I see both sides of the argument on this one. Since I have been charge for decades, I don't particularly like the third wheel part of it, and the liability that I would be the one making all the calls and taking all the phone orders. On the other hand I have listened in on calls where the MD gets absolutely inane calls at 2 or 3 in the morning. Some examples ... floor nurse called hospitalist while we were coding a patient to see if she could give the patient a back rub ..... floor nurse calls to ask provider for an order, and when he asks for the MRN so he could look the patient up on the computer, they did not know where to find the MRN. I can see why whoever is in charge of physician satisfaction scores would establish a screening process, especially if there are a bunch of new grads on the floor.

Cheers

Specializes in Emergency Medicine.

I think a solution to this problem, and one I have used as a new grad, would be to go to your charge for advice prior to calling the doctor. There are a lot of things that can be resolved by speaking to other staff, calling a physician is last resort. But at the end of the day, it is their job to be on call. Patient comes first.

Specializes in ER.

I could live with running my concerns by a charge nurse first, two heads are better than one. But I would not be waiting for the charge's permission to call, nor would I allow her to call on my behalf (except simple things, like a Tylenol order). OP I would go ahead and make your own calls, and then wait for directives from your manager to stop. Ask your manager to put that particular directive in writing, or make a policy, and then you'd be happy to follow her directives.

Then send your nursing board a copy of the policy and ask them what they think. When you get their reply, you'll know whether you need a new job.

Specializes in NICU/Mother-Baby/Peds/Mgmt.

It's a NICU, the doc is in house, I'm assuming her/his main shift is night shift and then they go home... I'd call. If someone goes into Neonatology hoping to sleep all night then they're REALLY in the wrong field, cuz those babies don't care what time it is!

I think a solution to this problem, and one I have used as a new grad, would be to go to your charge for advice prior to calling the doctor. There are a lot of things that can be resolved by speaking to other staff, calling a physician is last resort. But at the end of the day, it is their job to be on call. Patient comes first.

Yes, that's generally a good idea.
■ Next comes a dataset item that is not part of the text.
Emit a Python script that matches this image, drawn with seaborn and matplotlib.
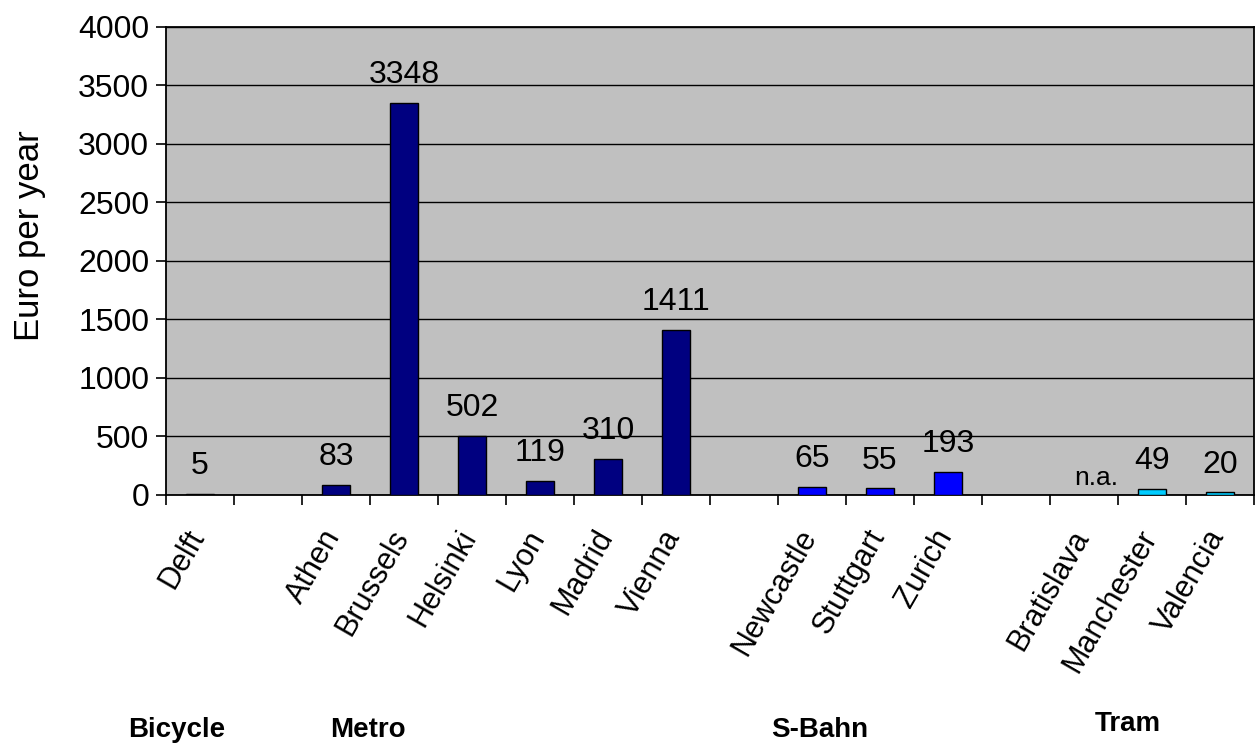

Utilize your resources and learn from the wisdom and experience of coworkers.

But I still make the distinction that the "last resort" idea can be taken too far. Guidance with regard to items that "definitely do not warrant a call" is one thing. Getting the wrong idea that one must "do everything in your human power not to call" is a dangerous train of thought.

:)

Specializes in Psychiatry, Community, Nurse Manager, hospice.

I have worked on a unit that operated this way (day shift) and it was convenient when we had a very experienced, very smart and on the ball charge nurse. When we didn't, oh hell no.

It is helpful on this particular unit because the staff nurses are severely over burdened. If we had to wait for a provider to call us back we would never get anything done.

It's a band aid for other problems I guess.

On night shift, I see the point.

Specializes in Geriatrics, Dialysis.

I work in a SNF where we do not have MD's in house at all much less after hours. Every call outside of regular office hours has to go to the on-call. I've never felt any guilt for calling no matter the time of day or night. The MD on call is being paid to take those calls and they are generally very good about accepting calls. I guess I have a hard time picturing why a doctor that is physically in the hospital would be upset about pages/calls.